Et dire que la solution était sous nos yeux depuis des décennies ! Ce plastique qui nous rend dingues à force d’envahir nos poubelles et d’étouffer nos océans pourrait disparaître grâce à une méthode toute bête : le donner à becter à des asticots détrousseurs de ruches. D’habitude, ceux-ci se nourrissent de miel et de cire d’abeille, mais, à l’occasion, ils ne boudent pas le polyéthylène, dont la composition n’est pas très loin de leur mets préféré.
La découverte de cet appétit pour le plastique découle d’un incroyable hasard. Chercheuse au Spanish National Research Council, l’équivalent espagnol du CNRS, Federica Bertocchini élève également des abeilles. Un beau jour, elle remarque que les cadres en bois qu’elle venait de sortir de ses ruches et de vider de leur miel sont envahis de vers en train de boulotter les restes de miel et de cire. Il s’agit, en fait, des larves du « papillon de la ruche », appelé encore la fausse teigne de sire (Galleria mellonella) Elle raconte la suite : « J’ai enlevé les vers que j’ai enfermés dans un sac en plastique pendant que je nettoyais les cadres. Quand je suis retournée dans la pièce où j’avais laissé les vers, j’ai constaté qu’ils étaient partout. Ils s’étaient échappés du sac que j’avais fermé et, en l’inspectant, j’ai vu qu’il était percé de plein de trous. » Bref, les asticots avaient bouffé le plastique. Federica a aussitôt compris l’importance de sa découverte. Elle se met aussitôt au boulot avec deux collègues de l’université de Cambridge. Première étape : mesurer l’efficacité des larves. Environ 1 100 d’entre elles seraient capables de biodégrader 1 gramme de polyéthylène en douze heures. Il ne faut pas croire, c’est une excellente performance, car celui-ci est une des matières les plus compliquées à décomposer. Livré à lui-même, il s’autodétruit en… quatre cents ans.
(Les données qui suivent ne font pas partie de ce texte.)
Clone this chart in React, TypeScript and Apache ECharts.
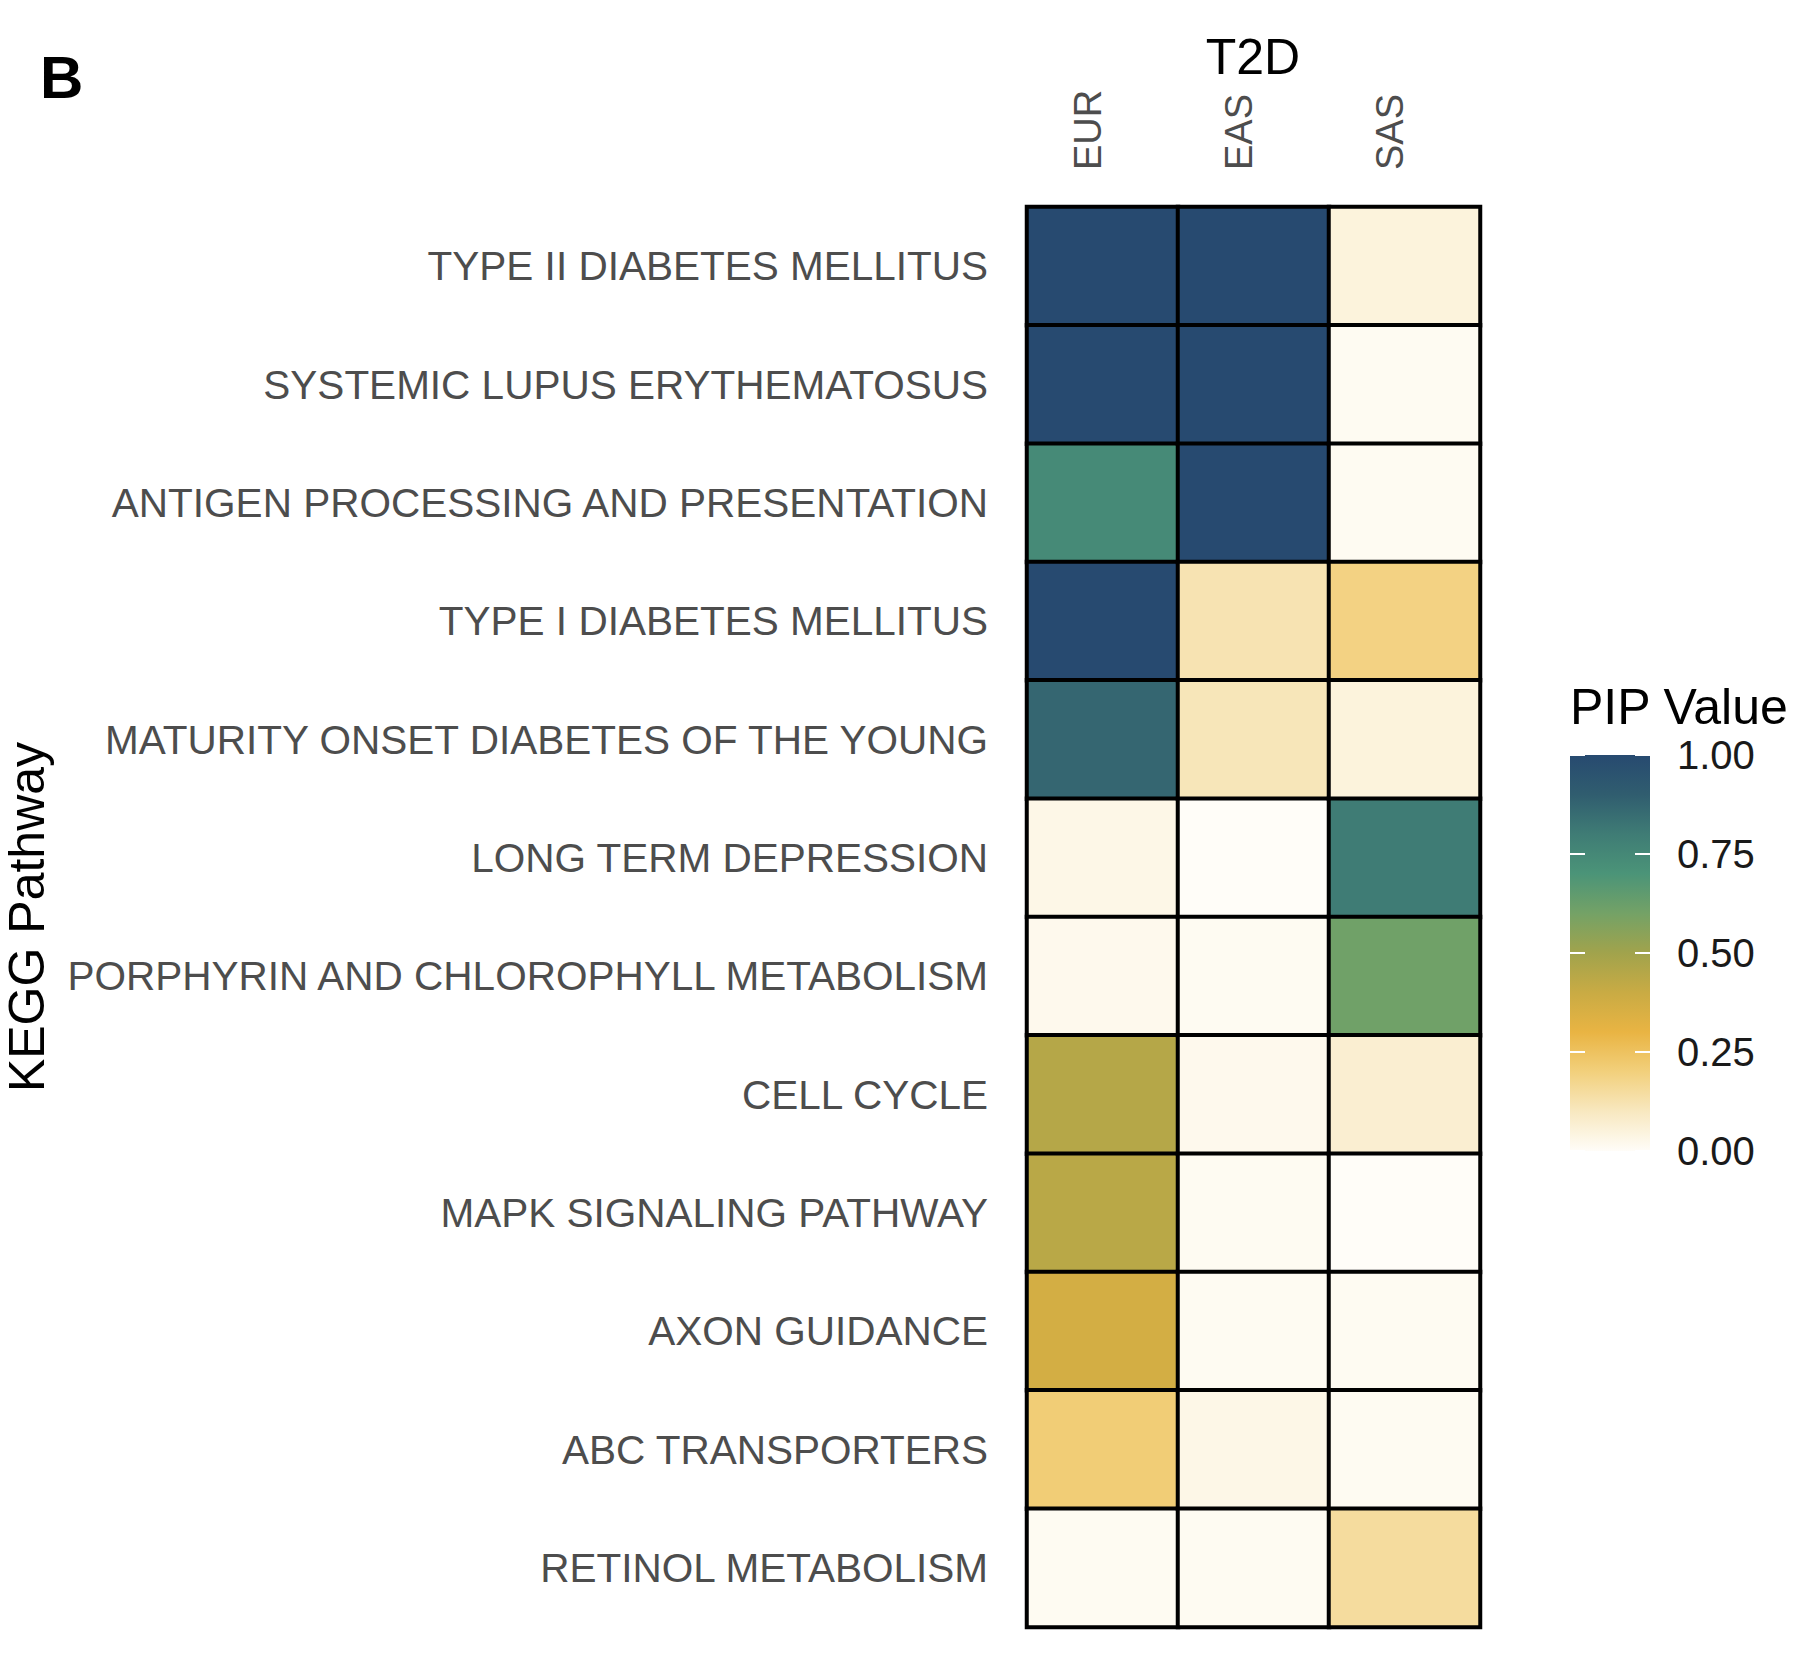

Le problème, c’est que l’humanité produit annuellement quelque 80 millions de tonnes de polyéthylène. Pour les dégrader, il faudrait employer 500 000 milliards d’asticots. Une sacrée usine ! Aussi Federica et ses collègues cherchent-ils plutôt à identifier l’enzyme qui, dans le corps du vers, est responsable de la dégradation du polyéthylène. Si jamais il existe, ce dont ils ne sont pas encore certains. Si donc cet enzyme existe bel et bien, il restera à trouver un moyen de le produire à l’échelle industrielle. L’idée est excellente. Reste à savoir si le processus n’engendre pas d’autres déchets.